3 April 2017 Edition
‘An inspiring example of peace and reconciliation’
Martin McGuinness in the news media
The Irish Examiner used one of Martin’s own quotes about how history might assess him
HOW MANY WAYS can you describe the life of Martin McGuinness?
“Gunman to statesman” from the Irish Independent.
“Man of the gun became a man of peace” headlined the Irish Times obituary.
“Rebel, Gunman, Peacemaker” was the Irish Daily Star’s front-page headline along with “The many lives of an IRA man turned politician”.
“IRA leader who forged path to peace” was the Irish News front page that included a silhouetted picture of Martin McGuinness.
“Ruthless republican terrorist to statesman who toasted Queen” was the obituary in the staunchly unionist daily Belfast News Letter.
“Bloody terrorist or a man of peace?” was the Daily Express take on Martin. The front page also reported: “Queen sends her condolences but Tebbit says world’s a sweeter place”.
Norman Tebbit will be remembered in history as the notoriously hard-right Conservative Party minister who, with Prime Minister Margaret Thatcher, became a symbol of the uncaring malevolence of her years in office in the 1980s.
Tebbit, who survived the 1984 IRA bomb attack on the British Cabinet meeting in the Grand Hotel at Brighton but whose wife was left paralysed, responded to Martin’s death by saying he hoped he is “parked in hot corner of hell”. The Express did not carry the response of Jo Berry, whose MP father Sir Anthony Berry was killed in the Brighton bombing. She said that Tebbit was “not speaking for us all” and added: “I value Martin McGuinness as an inspiring example of peace and reconciliation.”
Jo Berry’s comments were in The Times whose headline was “Paramilitary and peacemaker who split opinion even in death”. On the front page, The Times, ever the paper of the British Establishment, told readers that Martin McGuinness was an “international pariah” without giving a source as to where McGuinness was described in this way.
“From IRA leader to peacemaker” was the Daily Mirror headline, also giving prominence to the Taoiseach’s tribute in “Kenny hail’s Sinn Féin’s man’s lifetime journey” and a quote from President Michael D Higgins that “his leadership will be missed”.
The Jekyll and Hyde news media was in full flow in the Irish and British versions of the Daily Mail and The Sun.
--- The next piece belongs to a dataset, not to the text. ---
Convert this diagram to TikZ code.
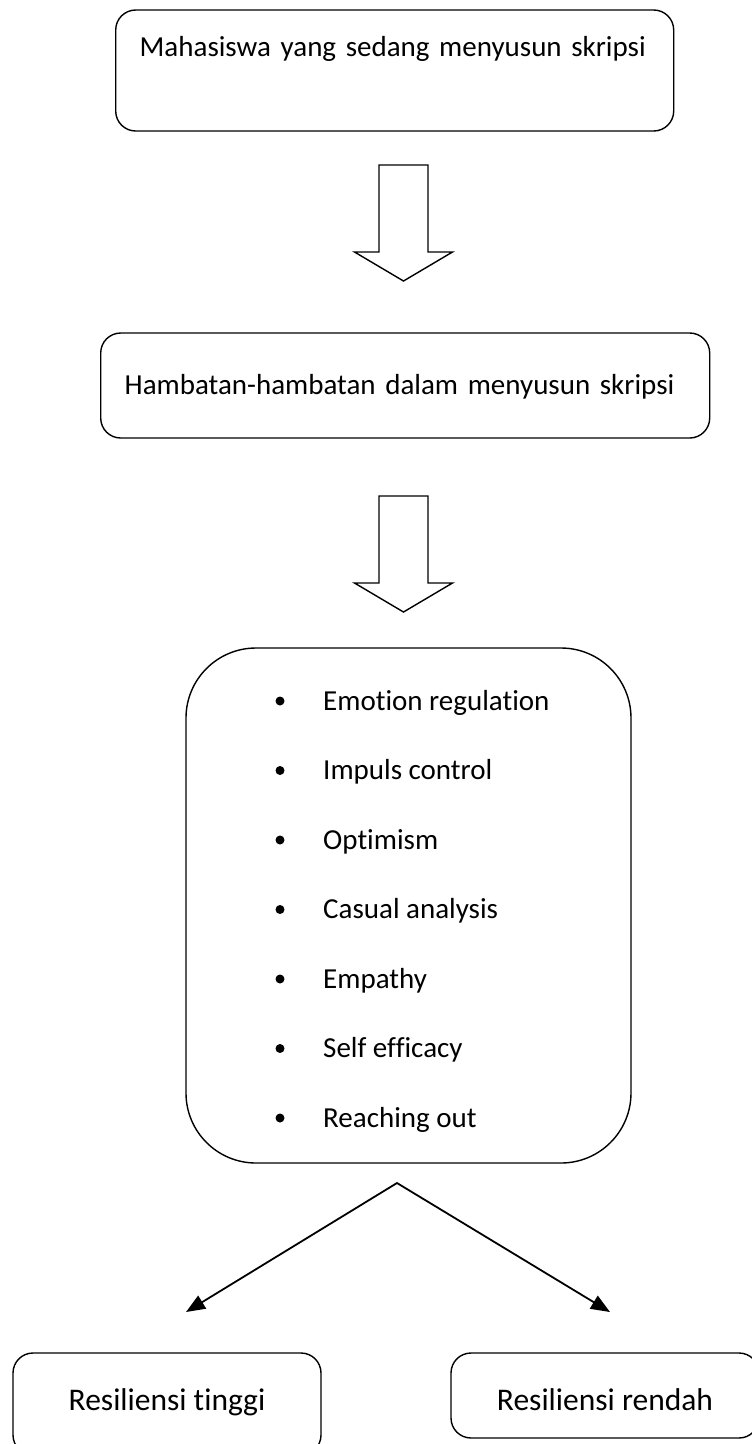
\documentclass[tikz,border=0pt]{standalone}
\usepackage{fontspec}
\setmainfont{Carlito}[Ligatures=CommonOff]
\usetikzlibrary{arrows.meta}

\tikzset{
  box/.style={draw,rounded corners=20pt,line width=1.4pt,inner xsep=24pt,inner ysep=0pt,align=left},
  endbox/.style={draw,rounded corners=20pt,line width=1.4pt,inner sep=0pt,align=center,
    font=\fontsize{31.5}{38}\selectfont},
  dot/.style={circle,fill,inner sep=0pt,minimum size=9pt},
  item/.style={anchor=base west,inner sep=0pt},
  arrowline/.style={line width=1.4pt,line join=miter},
  downarrow/.pic={\draw[arrowline] (-24.5,0) -- (24.5,0) -- (24.5,87) -- (49,87) -- (0,116)
    -- (-49,87) -- (-24.5,87) -- cycle;}
}

\begin{document}
\begin{tikzpicture}[x=1pt,y=-1pt,font=\fontsize{29}{35}\selectfont,>={Triangle[length=19pt,width=15pt]}]
  \useasboundingbox (0,0) rectangle (752,1444);
  % top boxes
  \node[box,anchor=base west,text width=510pt,text height=46pt,text depth=75pt] (mhs) at (115,56)
       {Mahasiswa yang sedang menyusun skripsi};
  \node[box,anchor=base west,text width=561pt,text height=61pt,text depth=44pt] (hmb) at (100,394)
       {Hambatan-hambatan dalam menyusun skripsi};
  % block arrows
  \coordinate (p1) at (403.5,165);
  \coordinate (p2) at (403.5,496);
  \pic at (p1) {downarrow};
  \pic at (p2) {downarrow};
  % aspects
  \node[draw,line width=1.4pt,rounded corners=70pt,minimum width=445pt,minimum height=515pt]
       (aspek) at (408.5,905.5) {};
  \foreach \t [count=\i] in {Emotion regulation,Impuls control,Optimism,Casual analysis,
                             Empathy,Self efficacy,Reaching out} {
    \pgfmathsetmacro\yy{701+69.5*(\i-1)}
    \node[dot] (d\i) at (280,\yy) {};
    \node[item] (f\i) at (323,\yy+9) {\t};
  }
  % split
  \coordinate (apex) at (397,1183);
  \coordinate (tipL) at (186,1312);
  \coordinate (tipR) at (610,1312);
  \draw[<->,line width=1.8pt,line join=miter] (tipL) -- (apex) -- (tipR);
  % results
  \node[endbox,anchor=base,minimum width=308pt,text height=57pt,text depth=45pt] (tinggi) at (167,1410)
       {Resiliensi tinggi};
  \node[endbox,anchor=base,minimum width=308pt,text height=57pt,text depth=28pt] (rendah) at (605,1410)
       {Resiliensi rendah};
\end{tikzpicture}
\end{document}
The Irish Sun had their front page headlined: “It’s not how you begin . . . It’s how you end” with pictures of McGuinness in 1972 in an IRA funeral colour party and shaking hands with Britian’s Queen Elizabeth in 2012. The Irish Sun’s sister edition in England, however, took a totally contrary view with the front-page banner headline “Unforgiven” and “IRA leader can go to Hell”.
“Peacemaker Martin McGuinness’s body was carried through the streets of Derry on his final journey home’ was the opening text in the Irish Sun. In England, the Editor spewed: “The Sun will not join in the revolting orgy of pious praise for Martin McGuinness”. Back in Ireland, “The Sun says” editorial declared: “The tributes paid to Martin McGuinness accurately map his incredible evolution from gunman to peacemaker”.
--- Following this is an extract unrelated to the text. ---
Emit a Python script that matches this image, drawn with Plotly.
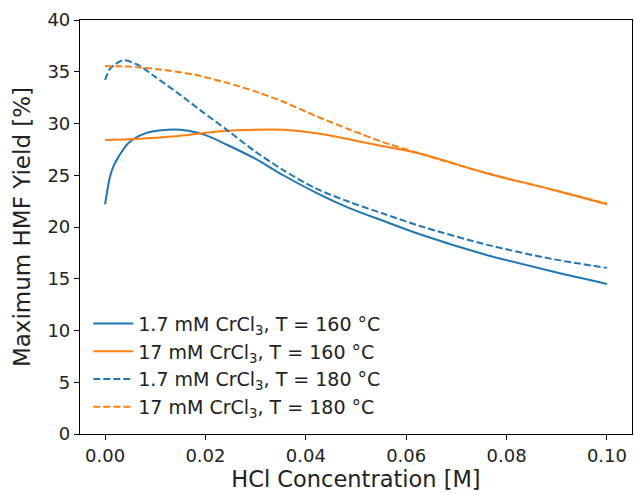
import plotly.graph_objects as go

# 1.7 mM CrCl3, T = 160 °C
x_b160 = [0, 0.0005, 0.001, 0.0017, 0.0027, 0.0046, 0.008, 0.0126, 0.0166, 0.0199, 0.0245, 0.0299, 0.0355, 0.0421, 0.0488, 0.0554, 0.0627, 0.076, 0.0892, 0.1]
y_b160 = [22.2, 23.7, 24.9, 25.9, 26.8, 28.1, 29.05, 29.4, 29.3, 28.9, 27.9, 26.6, 25.0, 23.3, 21.8, 20.6, 19.3, 17.3, 15.7, 14.5]

# 17 mM CrCl3, T = 160 °C
x_o160 = [0, 0.006, 0.0146, 0.0232, 0.0299, 0.0355, 0.0421, 0.0488, 0.0554, 0.0627, 0.076, 0.0892, 0.1]
y_o160 = [28.4, 28.5, 28.8, 29.25, 29.4, 29.4, 29.05, 28.45, 27.8, 27.1, 25.2, 23.6, 22.2]

# 1.7 mM CrCl3, T = 180 °C
x_b180 = [0, 0.001, 0.0036, 0.0066, 0.01, 0.0146, 0.0192, 0.0245, 0.0299, 0.0355, 0.0421, 0.0488, 0.0554, 0.0627, 0.076, 0.0892, 0.1]
y_b180 = [34.2, 35.3, 36.1, 35.65, 34.5, 32.9, 31.2, 29.3, 27.3, 25.5, 23.7, 22.4, 21.3, 20.1, 18.3, 16.9, 16.05]

# 17 mM CrCl3, T = 180 °C
x_o180 = [0, 0.0046, 0.0113, 0.0179, 0.0245, 0.0299, 0.0355, 0.0421, 0.0488, 0.0554, 0.0627, 0.076, 0.0892, 0.1]
y_o180 = [35.55, 35.5, 35.2, 34.7, 33.9, 33.1, 32.1, 30.7, 29.4, 28.2, 27.1, 25.2, 23.6, 22.25]

names = [
    "1.7 mM CrCl<sub>3</sub>, T = 160 °C",
    "17 mM CrCl<sub>3</sub>, T = 160 °C",
    "1.7 mM CrCl<sub>3</sub>, T = 180 °C",
    "17 mM CrCl<sub>3</sub>, T = 180 °C",
]
blue = "#1f77b4"
orange = "#ff7f0e"

fig = go.Figure()
series = [
    (x_b160, y_b160, names[0], blue, "solid"),
    (x_o160, y_o160, names[1], orange, "solid"),
    (x_b180, y_b180, names[2], blue, "7px,3px"),
    (x_o180, y_o180, names[3], orange, "7px,3px"),
]
for xs, ys, nm, col, dash in series:
    fig.add_trace(go.Scatter(x=xs, y=ys, name=nm, mode="lines",
                             line=dict(color=col, width=2, dash=dash, shape="spline", smoothing=0.8)))

axis_common = dict(showline=True, linecolor="black", linewidth=1.2, mirror=True,
                   ticks="outside", ticklen=5, tickcolor="black", showgrid=False,
                   zeroline=False, tickfont=dict(size=18, color="#222"))
fig.update_layout(
    width=634, height=493,
    margin=dict(l=80, r=2, t=20, b=59),
    paper_bgcolor="white", plot_bgcolor="white",
    font=dict(family="DejaVu Sans", color="#222"),
    xaxis=dict(range=[-0.005, 0.105], tickvals=[0, 0.02, 0.04, 0.06, 0.08, 0.1],
               ticktext=["0.00", "0.02", "0.04", "0.06", "0.08", "0.10"],
               title=dict(text="HCl Concentration [M]", font=dict(size=22.5), standoff=3), **axis_common),
    yaxis=dict(range=[0, 40], tickvals=[0, 5, 10, 15, 20, 25, 30, 35, 40],
               title=dict(text="Maximum HMF Yield [%]", font=dict(size=23), standoff=10), **axis_common),
    legend=dict(x=0.015, y=0.02, xanchor="left", yanchor="bottom", bgcolor="rgba(255,255,255,0)",
                font=dict(size=19), tracegroupgap=0, itemwidth=40),
    showlegend=True,
)
fig.write_html("out.html")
The Irish version of the Daily Mail had a simple full-page photo of Martin with “Martin McGuinness, 1950-2017” but ‘The Man from the Daily Mail’ in England replaced McGuinness with images of the aftermath of IRA attacks.
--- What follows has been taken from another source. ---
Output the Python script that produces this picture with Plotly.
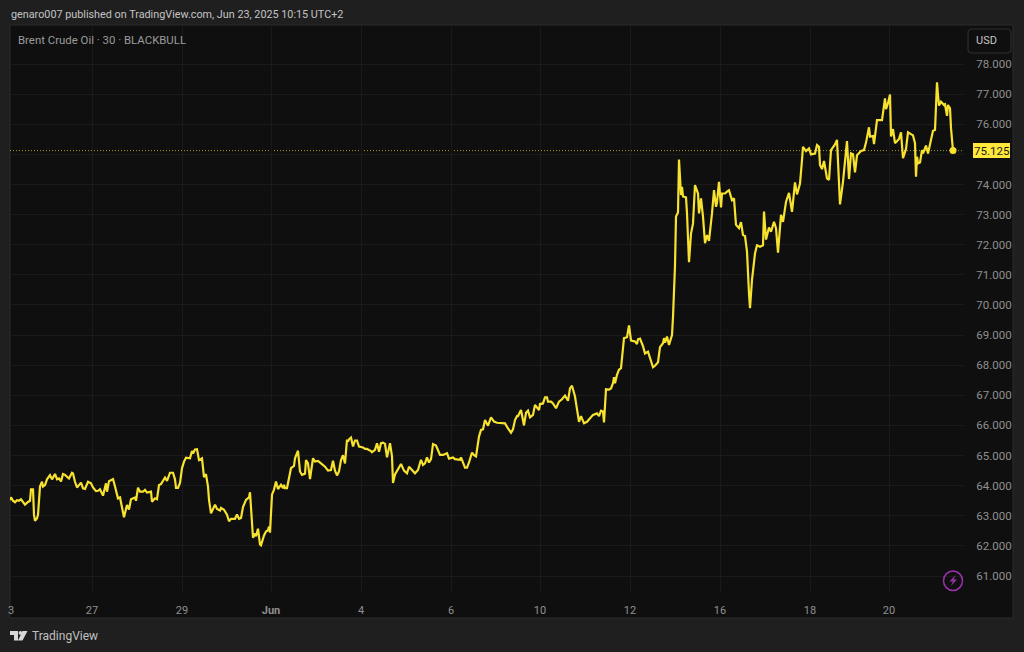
import plotly.graph_objects as go

W, H = 1024, 652

tick_bars = [1, 82, 172, 261, 351, 441, 530, 620, 710, 800, 879]
tick_text = ["3", "27", "29", "<b>Jun</b>", "4", "6", "10", "12", "16", "18", "20"]
price_ticks = [61, 62, 63, 64, 65, 66, 67, 68, 69, 70, 71, 72, 73, 74, 75, 76, 77, 78]
price_labels = ["" if v == 75 else f"{v:.3f}" for v in price_ticks]
last_price = 75.125

bars_a = [0,1,3,5,7,9,11,13,15,18,20,21,23,24,25,27,28,30,32,33,35,37,40,42,45,47,49,51,53,55,59,62,63,65,67,71,73,75,78,81,83,86,88,90,93,96,97,99,103,105,108,110,112,114,117,119,121,125,126,128,130,133,135,137,141,142,145,147,149,151,155,157,160,163,165,166,168]
prices_a = [63.52,63.61,63.50,63.45,63.52,63.50,63.55,63.44,63.37,63.46,63.50,63.88,63.88,63.03,62.83,62.92,63.03,63.97,64.13,63.97,64.02,64.21,64.35,64.21,64.39,64.21,64.24,64.14,64.39,64.36,64.24,64.43,64.41,64.13,63.94,64.10,63.91,63.89,64.13,64.08,63.94,63.82,63.83,63.88,63.67,64.08,63.80,64.15,64.22,63.97,63.58,63.61,63.25,62.95,63.36,63.21,63.55,63.61,63.50,63.93,63.80,63.80,63.86,63.77,63.80,63.47,63.58,63.55,64.02,64.05,64.27,64.16,64.43,64.43,64.21,63.93,63.93]

bars_b = [170,172,174,176,180,182,183,185,187,189,192,194,196,198,199,201,203,205,207,210,211,214,217,219,221,225,227,229,231,233,236,239,240,243,245,246,248,250,251,254,256,258,259,260,262,264,266,268,271,273,274,275,277,281,284,285,288,290,292,295,296,298,300,303,305,308,311,315,318,321,323,325,327,329,331,333,335,337]
prices_b = [64.09,64.58,64.80,64.93,64.91,65.15,65.07,65.20,65.21,64.85,64.91,64.28,64.38,63.97,63.53,63.08,63.26,63.37,63.23,63.18,63.26,63.20,63.04,62.82,62.90,62.90,63.04,62.90,62.93,63.29,63.53,63.61,63.78,62.27,62.41,62.32,62.57,62.05,62.02,62.35,62.48,62.52,62.64,62.44,63.70,63.87,64.14,63.89,64.03,63.92,64.03,63.92,63.92,64.58,64.66,64.91,65.16,64.47,64.36,64.40,64.85,64.74,64.22,64.91,64.80,64.82,64.74,64.63,64.50,64.52,64.83,64.50,64.34,64.47,64.85,65.01,64.74,65.53]

bars_c = [338,339,341,343,345,347,349,353,355,357,361,362,365,367,369,371,373,375,377,380,382,383,385,387,391,394,397,399,402,405,408,411,413,415,417,419,421,423,426,430,433,437,439,443,445,449,450,451,453,455,457,459,462,464,466,469,471,473,475,478,481,484,487,490,493,495,498,501,503,505,507]
prices_c = [65.46,65.54,65.60,65.30,65.50,65.50,65.30,65.27,65.22,65.22,65.15,65.11,65.19,65.41,65.13,65.41,65.43,65.39,64.94,65.41,64.97,64.09,64.37,64.50,64.72,64.50,64.41,64.63,64.50,64.41,64.52,64.86,64.69,64.74,64.94,64.77,64.88,65.38,65.33,65.02,65.02,65.08,64.90,64.94,64.88,64.88,64.86,64.94,64.74,64.60,64.60,64.77,65.10,65.01,64.97,65.63,65.85,65.87,66.18,65.99,66.27,66.13,66.09,66.09,66.07,66.07,65.90,65.76,65.87,66.18,66.31]

bars_d = [508,511,514,516,518,520,523,525,527,529,530,533,535,537,538,541,543,546,549,552,555,558,560,562,565,567,569,571,574,577,580,583,587,589,591,593,594,596,599,601,603,604,605,607,609,611,614,617,619,621,625,627,628,630,633,635,638,641,643,645,648,650,653,654,655,657,659,662]
prices_d = [66.31,66.51,66.00,66.42,66.49,66.27,66.35,66.68,66.60,66.51,66.71,66.73,66.93,66.93,66.79,66.79,66.73,66.57,66.79,66.87,66.99,66.82,67.23,67.32,66.96,66.57,66.12,66.31,66.07,66.12,66.23,66.35,66.40,66.31,66.49,66.46,66.10,67.20,67.19,67.23,67.40,67.60,67.40,67.68,67.85,67.90,68.90,68.93,69.32,68.82,68.79,68.70,68.86,68.88,68.63,68.39,68.45,68.17,67.93,67.98,68.10,68.60,68.73,68.90,68.75,68.95,68.67,69.00]

bars_e = [663,665,666,668,669,671,672,673,676,677,679,681,683,685,688,689,691,693,695,697,699,702,704,706,707,709,711,712,715,717,719,722,724,726,729,731,733,735,737,739,740,742,745,747,750,753,754,756,759,761,764,766,768,771,773,776,779,782,785,787,790,792,793]
prices_e = [69.60,71.30,72.94,73.07,74.83,73.65,73.92,73.60,73.57,73.04,71.42,72.37,72.70,73.98,73.70,73.04,73.54,72.93,72.05,72.32,72.13,73.04,73.81,73.26,73.40,74.09,73.24,73.70,73.70,73.76,73.81,73.48,73.54,72.66,72.55,72.75,72.32,72.29,71.77,70.39,69.89,70.83,71.71,71.98,71.93,71.98,73.10,72.17,72.57,72.43,72.76,72.55,71.74,72.99,72.76,73.42,73.72,73.09,74.07,73.67,74.03,74.81,75.25]

bars_f = [796,799,801,805,807,809,810,812,814,817,819,821,825,827,830,833,837,839,841,843,845,847,851,854,856,859,860,863,864,867,872,875,876,878,880,881,883,885,889,891,893,896,898,901,903,905,906,907,908,910,912,913,916,918,921,923,925,927,928,929,931,934,935,937,938,940,941,943]
prices_f = [75.11,75.20,75.00,75.03,75.31,75.25,74.65,74.51,74.78,74.20,74.15,75.14,75.33,75.48,73.34,74.09,75.44,74.18,75.03,75.00,74.40,74.97,75.11,75.14,75.39,75.90,75.59,75.61,75.34,76.14,76.14,76.86,76.50,76.70,76.99,75.59,75.84,75.37,75.51,75.73,74.87,75.18,75.73,75.66,75.63,75.37,74.26,74.92,74.70,74.73,75.14,75.03,75.29,75.03,75.53,75.78,75.81,77.39,76.97,76.62,76.75,76.64,76.66,76.28,76.64,76.53,75.87,75.125]

bars = bars_a + bars_b + bars_c + bars_d + bars_e + bars_f
prices = prices_a + prices_b + prices_c + prices_d + prices_e + prices_f

LEFT, AXR, RIGHT, TOP, AXB, BOT = 10, 964, 1013, 25, 592, 618
def fx(p): return p / W
def fy(p): return 1 - p / H

FONT = "Roboto"
LINE = "#f7e22f"
fig = go.Figure()
fig.add_trace(go.Scatter(x=bars, y=prices, mode="lines", line=dict(color=LINE, width=2.2), hoverinfo="skip"))
fig.add_trace(go.Scatter(x=[bars[-1]], y=[prices[-1]], mode="markers", marker=dict(color=LINE, size=7), hoverinfo="skip"))

def rect(x0, y0, x1, y1, fill, line=None, layer="below", w=1):
    return dict(type="rect", xref="paper", yref="paper", x0=fx(x0), x1=fx(x1), y0=fy(y0), y1=fy(y1),
                fillcolor=fill, line=dict(color=line or fill, width=w if line else 0), layer=layer)

def rpath(x0, y0, x1, y1, r):
    P = lambda a, b: f"{fx(a)} {fy(b)}"
    return (f"M {P(x0+r,y0)} L {P(x1-r,y0)} Q {P(x1,y0)} {P(x1,y0+r)} L {P(x1,y1-r)} Q {P(x1,y1)} {P(x1-r,y1)} "
            f"L {P(x0+r,y1)} Q {P(x0,y1)} {P(x0,y1-r)} L {P(x0,y0+r)} Q {P(x0,y0)} {P(x0+r,y0)} Z")

def poly(pts):
    return "M " + " L ".join(f"{fx(a)} {fy(b)}" for a, b in pts) + " Z"

LOGO = "#d8d8d8"
shapes = [
    rect(LEFT, TOP, RIGHT, BOT, "#0f0f0f", "#2c2c2c"),
    dict(type="line", xref="paper", yref="y", x0=fx(LEFT), x1=fx(AXR), y0=last_price, y1=last_price,
         line=dict(color="#a89a28", width=1, dash="1px,2px"), layer="below"),
    dict(type="path", xref="paper", yref="paper", path=rpath(968, 29, 1011, 53, 4), fillcolor="#0f0f0f",
         line=dict(color="#2e2e2e", width=1.2), layer="above"),
    rect(973, 143, 1010, 158, "#ffe83b", layer="above"),
    dict(type="circle", xref="paper", yref="paper", x0=fx(943.5), x1=fx(962.5), y0=fy(571), y1=fy(590.5),
         fillcolor="rgba(0,0,0,0)", line=dict(color="#9a30ae", width=1.5), layer="above"),
    dict(type="path", xref="paper", yref="paper",
         path=poly([(955.5, 575), (949.5, 581.5), (952.8, 581.5), (951, 586), (957, 579.5), (953.7, 579.5)]),
         fillcolor="#9a30ae", line=dict(width=0), layer="above"),
    dict(type="path", xref="paper", yref="paper",
         path=poly([(10, 631), (18, 631), (18, 640.5), (14, 640.5), (14, 635), (10, 635)]),
         fillcolor=LOGO, line=dict(width=0), layer="above"),
    dict(type="circle", xref="paper", yref="paper", x0=fx(18.6), x1=fx(22.2), y0=fy(631), y1=fy(634.8),
         fillcolor=LOGO, line=dict(width=0), layer="above"),
    dict(type="path", xref="paper", yref="paper",
         path=poly([(22.5, 631), (27.5, 631), (22.5, 640.5), (18, 640.5)]),
         fillcolor=LOGO, line=dict(width=0), layer="above"),
]

def note(text, x, y, size, color, anchor="left", **kw):
    return dict(text=text, xref="paper", yref="paper", x=fx(x), y=fy(y), xanchor=anchor, yanchor="middle",
                showarrow=False, font=dict(family=FONT, size=size, color=color), **kw)

annotations = [
    note("genaro007 published on TradingView.com, Jun 23, 2025 10:15 UTC+2", 9, 15, 10.8, "#c4c4c4"),
    note("Brent Crude Oil · 30 · BLACKBULL", 16, 40, 11.4, "#9c9c9c"),
    note("USD", 986, 41, 11, "#c4c4c4", anchor="center"),
    note("TradingView", 30, 636, 12, "#c0c0c0"),
    dict(text=f"{last_price:.3f}", xref="paper", yref="y", x=fx(991.5), y=last_price, xanchor="center",
         yanchor="middle", showarrow=False, font=dict(family=FONT, size=11.5, color="#1a1a1a")),
]

GRID = "#1a1a1a"
fig.update_layout(
    width=W, height=H, showlegend=False, autosize=False,
    paper_bgcolor="#1f1f1f", plot_bgcolor="rgba(0,0,0,0)",
    margin=dict(l=0, r=0, t=0, b=0, pad=0, autoexpand=False),
    shapes=shapes, annotations=annotations,
    xaxis=dict(domain=[fx(LEFT), fx(AXR)], range=[0, AXR - LEFT], tickmode="array", tickvals=tick_bars,
               ticktext=tick_text, showgrid=True, gridcolor=GRID, gridwidth=1, zeroline=False, showline=False,
               ticks="outside", ticklen=8, tickcolor="rgba(0,0,0,0)", automargin=False,
               tickfont=dict(family=FONT, size=11, color="#8f8f8f")),
    yaxis=dict(domain=[fy(AXB), fy(TOP)], range=[60.47, 79.295], side="right", anchor="x", tickmode="array",
               tickvals=price_ticks, ticktext=price_labels, showgrid=True, gridcolor=GRID, automargin=False,
               gridwidth=1, zeroline=False, showline=False, ticks="outside", ticklen=9,
               tickcolor="rgba(0,0,0,0)", tickfont=dict(family=FONT, size=11.5, color="#8f8f8f")),
)
fig.write_html("out.html", config={"displayModeBar": False},
               post_script="document.body.style.margin='0';document.body.style.background='#1f1f1f';")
Back in the Irish edition, Martin is “the senior republican and Northern political giant”.
On television, RTÉ brought their Prime Time team to do a special on Martin and his “long journey from man of violence to man of peace”. Former IRA leader turned peacemaker” was the BBC declaration.
On BBC2’s Newsnight, Prime Minister Tony Blair’s Chief of Staff during a decade negotiating the Peace Process, Jonathan Powell, gave a unique insight behind the scenes from a British Government persective into “The Martin McGuinness I Knew”, from when he first met Martin and Gerry Adams with Tony Blair in Stormont Castle Buildings in 1997 – “the first meeting between a British Prime Minister and republican leaders since 1921”, Jonathan Powell said.
Powell refused to shake hands with Martin and Gerry (Blair did). Years later, Powell was to invite Martin to his wedding.
The Newsnight piece – including interviews with Ian Paisley Jnr, Tony Blair, Bertie Ahern, Gerry Adams, Gerry Kelly and Denis Bradley – noted that British Prime Ministers and US Presidents agreed that the Good Friday Agreement would not have been possible without Martin McGuinness.
“The first time I met him, I saw a terrorist; when I left Government, I invited him to my leaving party as a peacemaker,” Jonathan Powell said.
“Now he’s gone, I think we’re in danger of underestimating his contribution.”
“Man of war, man of peace” was the Irish Examiner’s assessment. And the Examiner carried the most apt characterisation on their front page, using one of Martin McGuinness’s own quotes:
“I don’t care how history assesses me . . . I’ll leave it to the judgement of the people.”